What is the current Capital Gains Tax regime for UK property?

Two Capital Gains Tax regimes currently apply to non-UK residents who own UK residential property. One is the gains relating to Annual Tax on Enveloped Dwellings (ATED), which applies to companies owning UK residential property worth more than £500,000. The second regime is the Non-Resident Capital Gains Tax (NRCGT).  Neither of these regimes currently applies to indirect transactions in property.

One of the positive results from these proposed changes is that there will be one regime in operation, making it simpler to understand and to comply.

The current rates of tax applied are up to 28 percent for individuals and trusts within NRCGT, while for companies the rate is 20 percent. ATED-related gains are charged at a flat rate of 28 percent.

What action should be taken?

The UK tax authorities are wise to artificial arrangements aimed at circumventing the rules and certain provisions were introduced on Budget day in November 2017. Proposals were announced that will deny protection via tax treaties such as the Luxembourg treaty which does not allow the UK to tax such gains.

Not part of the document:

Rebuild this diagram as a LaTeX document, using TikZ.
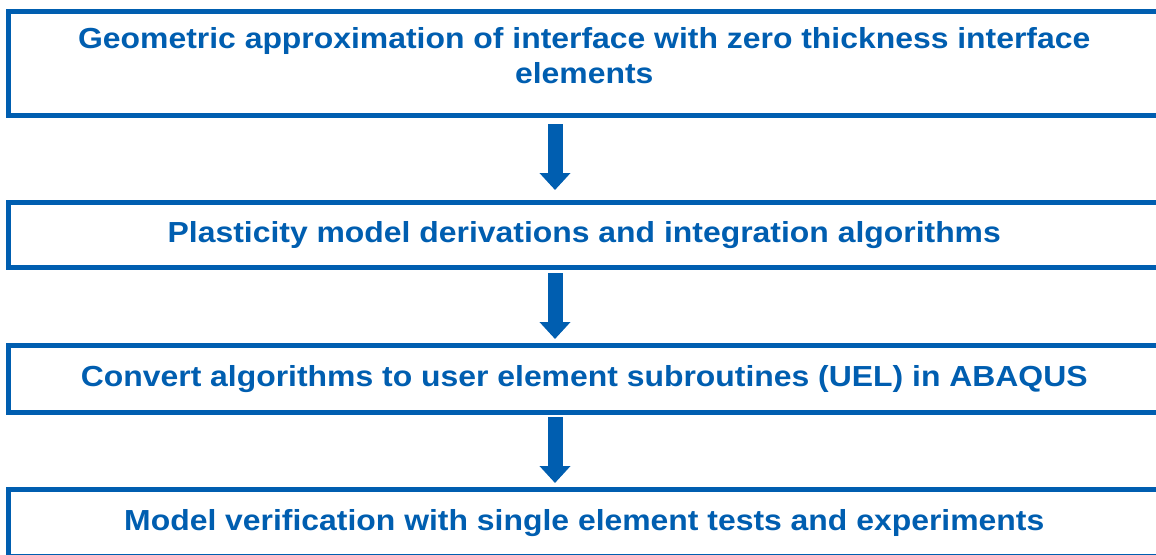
\documentclass[tikz,border=0pt]{standalone}
\usepackage{fontspec}
\setmainfont[FakeStretch=1.1]{Liberation Sans}
\usetikzlibrary{arrows.meta}
\definecolor{ublue}{HTML}{005EB0}
\begin{document}
\begin{tikzpicture}[x=1pt,y=-1pt,
  stepbox/.style={draw=ublue, line width=5pt, inner sep=0pt, outer sep=0pt,
    minimum width=1151.5pt, text=ublue, font=\bfseries\fontsize{29}{35}\selectfont, align=center},
  flowarrow/.style={draw=ublue, line width=15pt,
    -{Triangle[width=30pt,length=17pt,fill=ublue]}}]
\useasboundingbox (0,0) rectangle (1156,554);
\clip (0,0) rectangle (1156,554);
\fill[white] (0,0) rectangle (1156,554);
\node[stepbox, minimum height=104pt] (b1) at (584.25,63.5)
  {Geometric approximation of interface with zero thickness interface\\elements\rule[-17pt]{0pt}{0pt}};
\node[stepbox, minimum height=65.5pt] (b2) at (584.25,234.75)
  {Plasticity model derivations and integration algorithms};
\node[stepbox, minimum height=66.5pt] (b3) at (584.25,378.75)
  {Convert algorithms to user element subroutines (UEL) in ABAQUS};
\node[stepbox, minimum height=66.5pt] (b4) at (584.25,522.75)
  {Model verification with single element tests and experiments};
\draw[flowarrow, shorten <=8.5pt, shorten >=12pt] (b1.south -| 555,0) -- (b2.north -| 555,0);
\draw[flowarrow, shorten <=5.5pt, shorten >=6.5pt] (b2.south -| 555,0) -- (b3.north -| 555,0);
\draw[flowarrow, shorten <=5pt, shorten >=6.5pt] (b3.south -| 555,0) -- (b4.north -| 555,0);
\end{tikzpicture}
\end{document}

Rebasing of property values is available regarding non-residential property. This will result in only the gains attributable to the growth in value from 1 April 2019 (for companies) or 6 April 2019 (for other persons) being chargeable to tax.

If rebasing produces an unfair result, for direct disposals only, it is possible to compute the loss or gain on disposal using the original acquisition cost as the base cost of the property.

For those already in the NRCGT regime, April 2015 remains the rebasing point for those directly holding interests in residential property.

The disclosures that will be required, even where no tax charge accrues, may be the responsibility of any UK-based adviser involved in the transaction. The measures will apply to those within the Self Assessment regime as well as the Corporation Tax regime.

Penalties as well as interest may be applied to those not reporting and paying tax at the correct time. Current rules only allow 30 days for the transaction to be reported and, where non-residents are not within the UK Self Assessment regime, to also pay any tax due. These timeframes will continue. In addition, any transactions falling within the Corporation Tax regime will require the non-resident to register for Corporation Tax Self Assessment with HMRC and to return the disposal within that regime.

Where a non-resident does not meet the condition of owning 25 per cent or more of a ‘property-rich’ entity at the time of disposal or within five years prior to that date, no UK disclosure is required.

Conclusion

Transactions involving UK property can be complex and these new requirements may trip up the unwary.  Even if you are not currently considering disposing of your UK property holdings, review your investments and understand your obligations in case you do decide to sell.